President Donald Trump just had one of the most chaotic weeks of his young presidency, one that ended with a national conversation about whether Trump is fit to be president and whether or not he obstructed justice by firing FBI director James Comey because Comey was heading an investigation into his administration’s possible ties to Russia.

The president’s week was so tumultuous, in fact, that Saturday Night Live closed out its 42nd season by giving him a swan song.

Alec Baldwin brought back his well-honed Donald Trump impression, the SNL cast all reprised their Trump administration counterparts (including Kate McKinnon as Kellyanne Conway and Cecily Strong as Melania Trump), and special guest Scarlett Johansson revived her Ivanka Trump in the show’s cold open: a rendition of Leonard Cohen’s “Hallelujah.”

It was a weird cold open because of its simplicity and contrast to the occasion.
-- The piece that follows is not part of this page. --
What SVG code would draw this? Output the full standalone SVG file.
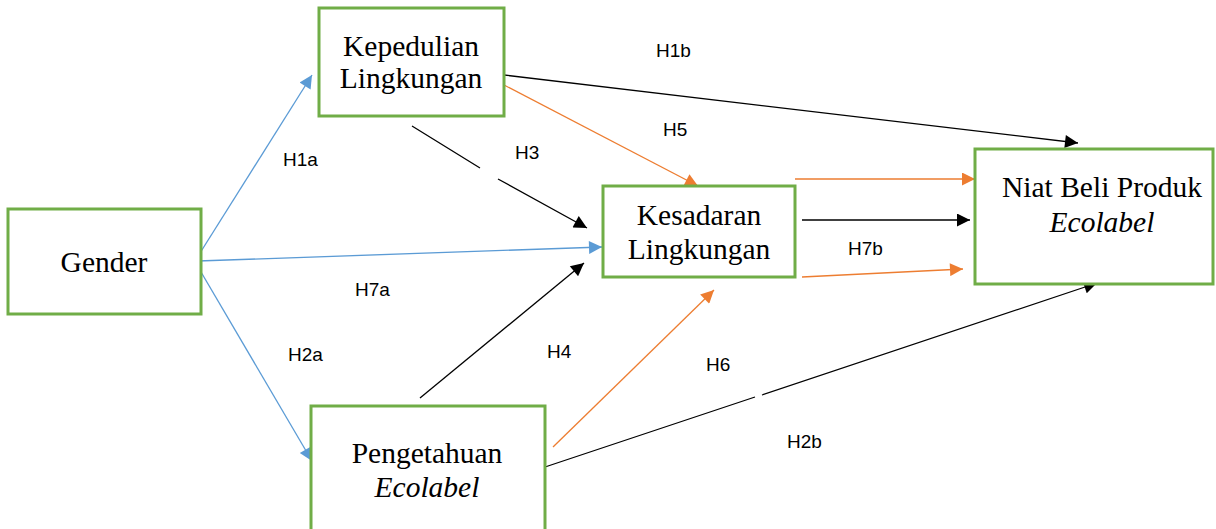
<svg xmlns="http://www.w3.org/2000/svg" width="1216" height="529" viewBox="0 0 1216 529">
<style>
.box{fill:#fff;stroke:#70AD47;stroke-width:3}
.t{font-family:"Liberation Serif","Times New Roman",serif;font-size:29.5px;fill:#000;text-anchor:middle}
.i{font-style:italic}
.lb{font-family:"Liberation Sans",Arial,sans-serif;font-size:19px;fill:#000}
.c{fill:none;stroke-width:1.3}
.blue{stroke:#5B9BD5}
.blk{stroke:#000}
.org{stroke:#ED7D31}
</style>
<defs>
<marker id="ab" viewBox="0 0 10 10" refX="10" refY="5" markerUnits="userSpaceOnUse" markerWidth="15" markerHeight="13" orient="auto"><path d="M0,0L10,5L0,10z" fill="#5B9BD5"/></marker>
<marker id="ak" viewBox="0 0 10 10" refX="10" refY="5" markerUnits="userSpaceOnUse" markerWidth="15" markerHeight="13" orient="auto"><path d="M0,0L10,5L0,10z" fill="#000"/></marker>
<marker id="ao" viewBox="0 0 10 10" refX="10" refY="5" markerUnits="userSpaceOnUse" markerWidth="15" markerHeight="13" orient="auto"><path d="M0,0L10,5L0,10z" fill="#ED7D31"/></marker>
</defs>
<rect width="1216" height="529" fill="#fff"/>
<g id="connectors">
<line class="c blue" x1="200" y1="253" x2="312" y2="75" marker-end="url(#ab)"/>
<line class="c blue" x1="198" y1="261" x2="602" y2="247" marker-end="url(#ab)"/>
<line class="c blue" x1="201" y1="272" x2="312" y2="461" marker-end="url(#ab)"/>
<line class="c blk" x1="504" y1="75" x2="1078" y2="143" marker-end="url(#ak)"/>
<path class="c blk" d="M412,126L480,168M498,179L587,228" marker-end="url(#ak)"/>
<line class="c blk" x1="802" y1="220" x2="970" y2="220" marker-end="url(#ak)"/>
<line class="c blk" x1="420" y1="398" x2="584" y2="263" marker-end="url(#ak)"/>
<path class="c blk" d="M545,467L755,397M762,395L1097,283" marker-end="url(#ak)"/>
<line class="c org" x1="504" y1="85" x2="698" y2="186" marker-end="url(#ao)"/>
<line class="c org" x1="795" y1="179" x2="975" y2="179" marker-end="url(#ao)"/>
<line class="c org" x1="802" y1="277" x2="963" y2="269" marker-end="url(#ao)"/>
<line class="c org" x1="553" y1="447" x2="714" y2="290" marker-end="url(#ao)"/>
</g>
<g id="labels">
<text class="lb" x="656" y="57">H1b</text>
<text class="lb" x="663" y="136">H5</text>
<text class="lb" x="515" y="159">H3</text>
<text class="lb" x="283" y="166">H1a</text>
<text class="lb" x="848" y="255">H7b</text>
<text class="lb" x="355" y="296">H7a</text>
<text class="lb" x="288" y="361">H2a</text>
<text class="lb" x="547" y="358">H4</text>
<text class="lb" x="706" y="371">H6</text>
<text class="lb" x="787" y="448">H2b</text>
</g>
<g id="kepedulian">
<rect class="box" x="319" y="8" width="185" height="108"/>
<text class="t" x="411" y="56">Kepedulian</text>
<text class="t" x="411" y="88">Lingkungan</text>
</g>
<g id="gender">
<rect class="box" x="8" y="209" width="193" height="105"/>
<text class="t" x="104" y="272">Gender</text>
</g>
<g id="kesadaran">
<rect class="box" x="603" y="186" width="192" height="91"/>
<text class="t" x="699" y="225">Kesadaran</text>
<text class="t" x="699" y="259">Lingkungan</text>
</g>
<g id="niat">
<rect class="box" x="975" y="149" width="238" height="135"/>
<text class="t" x="1102" y="197">Niat Beli Produk</text>
<text class="t i" x="1102" y="232">Ecolabel</text>
</g>
<g id="pengetahuan">
<rect class="box" x="311" y="406" width="234" height="140"/>
<text class="t" x="427" y="463">Pengetahuan</text>
<text class="t i" x="427" y="497">Ecolabel</text>
</g>
</svg>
Saturday’s episode was the season finale, so many viewers were likely expecting the show to go out with a bang. But the cold open almost felt like a subtle diss against those who have followed SNL’s throughout the last few months.

Back in November, in the cold open of SNL’s first episode after the election, Kate McKinnon played Hillary Clinton and sang the same song. It was a concession sketch, an admission of Clinton’s defeat and a goodbye to McKinnon’s impersonation of the presidential candidate.

If this cold open follows suit, it marks Baldwin saying goodbye to his Trump impression after performing it much longer than anyone ever expected him to (the cold open was the only political sketch of the night). But more pointedly, it could also seem like the show taking a jab at Trump’s poor week. The “Hallelujah” could be the show’s insinuation that Trump is finished.

“I’m not giving up because I didn’t do anything wrong,” Baldwin’s Trump said as he finished the song. Then he gestured to the group behind him: “But I can't speak for these folks."